The newspaper business isn't any healthier here, the difference being that papers in Canada will cut anything BUT hockey coverage, because survey after survey of readership tastes keep coming back with the same results: give us more hockey, we'll live without the rest. And radio and television have all kinds of time, and staff, to devote to hockey.
So if anything, the disparity between the amount of external pressure exerted on an NHL franchise in Canada, compared with its American equivalent, is only growing larger.
Absent the heavy, everyday scrutiny and relentless demand for results, a player can work his way through a slump without being pilloried in the U.S., a coach can survive a losing streak, a smart hockey man can take his time, make a studied plan and stick to it until his team is built.
No such luxuries are available in Canada.
So the brain drain of managing and coaching talent heads south, to gentler climes.

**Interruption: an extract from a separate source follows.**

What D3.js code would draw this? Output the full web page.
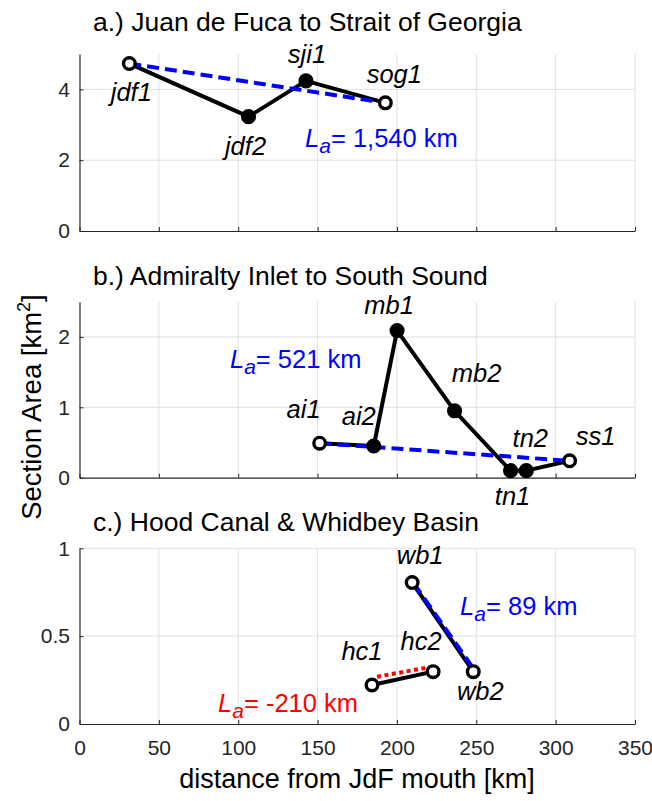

And the most sought-after free agents don't want to sign up for the kind of relentless attention they get up here.
The exchange rate on the dollar may be getting us closer, but as for the hockey talent that could put us over the top....
"I mean, hockey is not a sport in Canada. Everyone knows that. It's a religion," Burke said during his team's 2007 Stanley Cup victory over the Senators -- the end a playoff run greatly aided by Chris Pronger, who abandoned Edmonton after the previous season because he'd had his fill of scrutiny.
"Does it put more pressure on Ottawa? I don't know."
He knows, all right.
Is This The Year? Could be ... if the Detroit Red Wings join the Continental Hockey League.